Here we will load in the .bash_profile file that will contain any aliases configured for the user:

f = open("%s/.bash_profile" % home, "r") # Open bash profile.
bash_lines = f.read().splitlines() # Read in bash profile.
f.close()

Create an alias dictionary

With the profile loaded into the bash_lines object, we can loop through each line and create an alias dictionary that uses the alias as the dictionary key and the command string as the value:

aliases = {}
for i in bash_lines:
 if 'alias' in i:
  i = clean_string(i)
  i = i.replace("alias ", "") # Strip out alias text.
  alias = i.split("=")[0] # Get the alias command.
  right_string = i.split("=")[1] # Get the command string for the alias.
  aliases[alias] = right_string # Add alias and command string to dict.

We will use this dictionary to look up against when we go through the command line history file.

Load in the .bash_history file

f = open("%s/.bash_history" % home, "r") # Open bash history.
command_history = f.read().splitlines() # Read in bash history.
f.close()

Process the command line history

Loop through the command_history object. Get the first ‘word’ of the command line. (This will either be a Linux command such as ‘ls’ or an alias.) If the first word is in the alias dictionary, get all of the commands (and/or script calls) and add them to the all_commands list.

 command_count = {}
 all_commands = []
 for i in command_history:
  command_list = [] # For holding 1 or more commands.
  command = clean_string(i.split(" ")[0])
  if command in aliases:
   # An alias was used.
   for c in parse_alias(aliases[command]):
    command_list.append(c)
  else:
    command_list.append(command)

The following code for updating the command_count dictionary is not necessary, but I include it just-in-case. The reason I wrote this code is I forgot the wordcloud package will automatically count words and assign frequencies.
  for c in command_list:
    if c in command_count:
     command_count[c] = command_count[c] + 1
    else:
     command_count[c] = 1

We will need to append the command to our list of all commands used:
all_commands.append(c)

Generate the word cloud visualization

wordcloud expects a giant text file to be passed into the constructor. We will generate the text file by converting the Python list to a string:

text = ' '.join(all_commands)

Instantiate a wordcloud object:
wordcloud = WordCloud(width=1200, height=800, background_color='white',
 max_font_size=320, collocations = False).generate(text)

Set our output filename:
output_file = "wordcloud_%s.pdf" % time.strftime("%Y-%m-%d-%H%M%S")

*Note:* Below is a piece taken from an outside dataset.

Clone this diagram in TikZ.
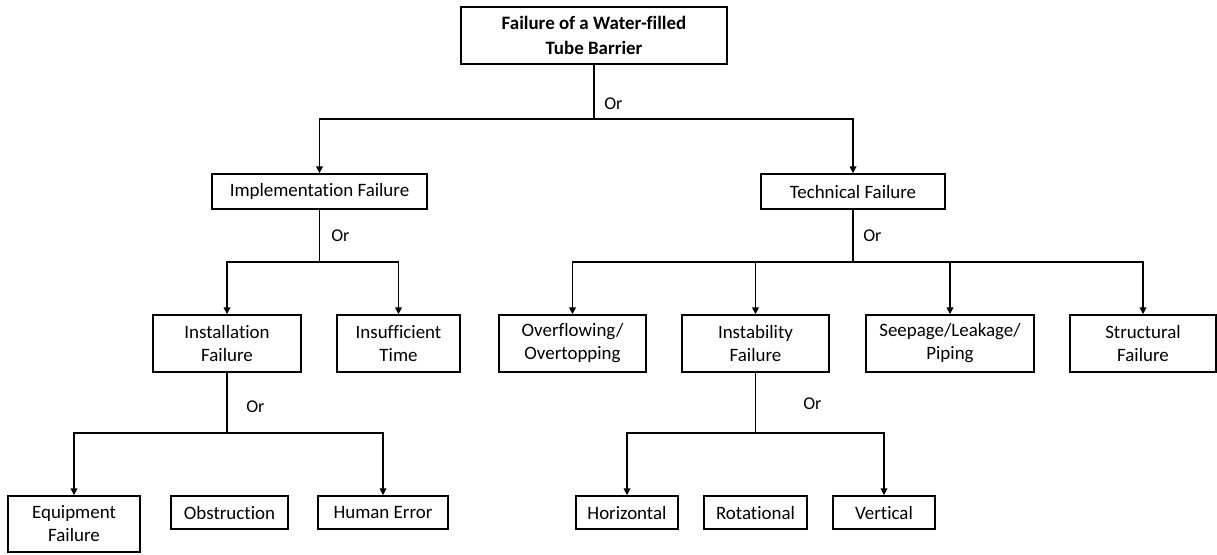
\documentclass[tikz,border=0pt]{standalone}
\usepackage{fontspec}
\setmainfont{Carlito}[Ligatures=NoCommon]
\usetikzlibrary{arrows.meta}

\begin{document}
\begin{tikzpicture}[x=0.75pt, y=-0.75pt,
                    arrow/.style = {line width=0.9pt,-{Triangle[length=5pt,width=5pt]}},
                    bus/.style = {line width=0.9pt},
                    box/.style 2 args = {draw, line width=1.3pt, align=center, inner sep=0pt,
                        minimum width=#1*0.75pt, minimum height=#2*0.75pt,
                        font=\fontsize{14.2}{17.3}\selectfont},
                    gate/.style = {right, inner sep=0pt, font=\fontsize{13.5}{16}\selectfont}]
                    \useasboundingbox (0,0) rectangle (1217,554);

                    \node [box={266}{57}, font=\fontsize{14.2}{18.5}\selectfont\bfseries] (top) at (594,35.5) {Failure of a Water-filled\\Tube Barrier};

                    \node [box={215}{35}] (impl) at (319.5,191.5) {Implementation Failure};
                    \node [box={184}{35}] (tech) at (853,191.5) {Technical Failure};

                    \node [box={148}{57}] (inst) at (227,343.5) {Installation\\Failure};
                    \node [box={123}{57}] (time) at (398.5,343.5) {Insufficient\\Time};
                    \node [box={147}{57}] (over) at (572.5,343.5) {Overflowing/\\Overtopping};
                    \node [box={147}{57}] (instab) at (755.5,343.5) {Instability\\Failure};
                    \node [box={168}{57}] (seep) at (950,343.5) {Seepage/Leakage/\\Piping};
                    \node [box={146}{57}] (struct) at (1143,343.5) {Structural\\Failure};

                    \node [box={132}{56}] (equip) at (74,524) {Equipment\\Failure};
                    \node [box={117}{33}] (obst) at (229.5,512.5) {Obstruction};
                    \node [box={130}{33}] (human) at (383,512.5) {Human Error};

                    \node [box={102}{33}] (horiz) at (627,512.5) {Horizontal};
                    \node [box={103}{33}] (rot) at (755.5,512.5) {Rotational};
                    \node [box={102}{33}] (vert) at (884,512.5) {Vertical};

                    \coordinate (jtop) at (594,119);
                    \coordinate (jimpl) at (319.5,262);
                    \coordinate (jtech) at (853,262);
                    \coordinate (jinst) at (227,433);
                    \coordinate (jinstab) at (755.5,433);

                    \node [gate] (or1) at (604,104) {Or};
                    \node [gate] (or2) at (331,236) {Or};
                    \node [gate] (or3) at (863,236) {Or};
                    \node [gate] (or4) at (246,407) {Or};
                    \node [gate] (or5) at (803,404) {Or};

                    \draw[bus] (top) -- (jtop);
                    \draw[arrow] (jtop) -| (impl);
                    \draw[arrow] (jtop) -| (tech);

                    \draw[bus] (impl) -- (jimpl);
                    \draw[arrow] (jimpl) -| (inst);
                    \draw[arrow] (jimpl) -| (time);

                    \draw[bus] (tech) -- (jtech);
                    \draw[arrow] (jtech) -| (over);
                    \draw[arrow] (jtech) -| (instab);
                    \draw[arrow] (jtech) -| (seep);
                    \draw[arrow] (jtech) -| (struct);

                    \draw[bus] (inst) -- (jinst);
                    \draw[arrow] (jinst) -| (equip);
                    \draw[arrow] (jinst) -| (human);

                    \draw[bus] (instab) -- (jinstab);
                    \draw[arrow] (jinstab) -| (horiz);
                    \draw[arrow] (jinstab) -| (vert);
                \end{tikzpicture}
\end{document}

Use matplotlib to generate the image and save as a PDF file:
f = plt.figure()
plt.imshow(wordcloud, interpolation="bilinear")
plt.axis("off")
plt.tight_layout(pad=0)
plt.show()

f.set_size_inches(9, 6)
f.savefig(output_file, dpi=300)

You should see something similar to the following:

Visualization of command line history with wordcloud.

The full source code is available on github.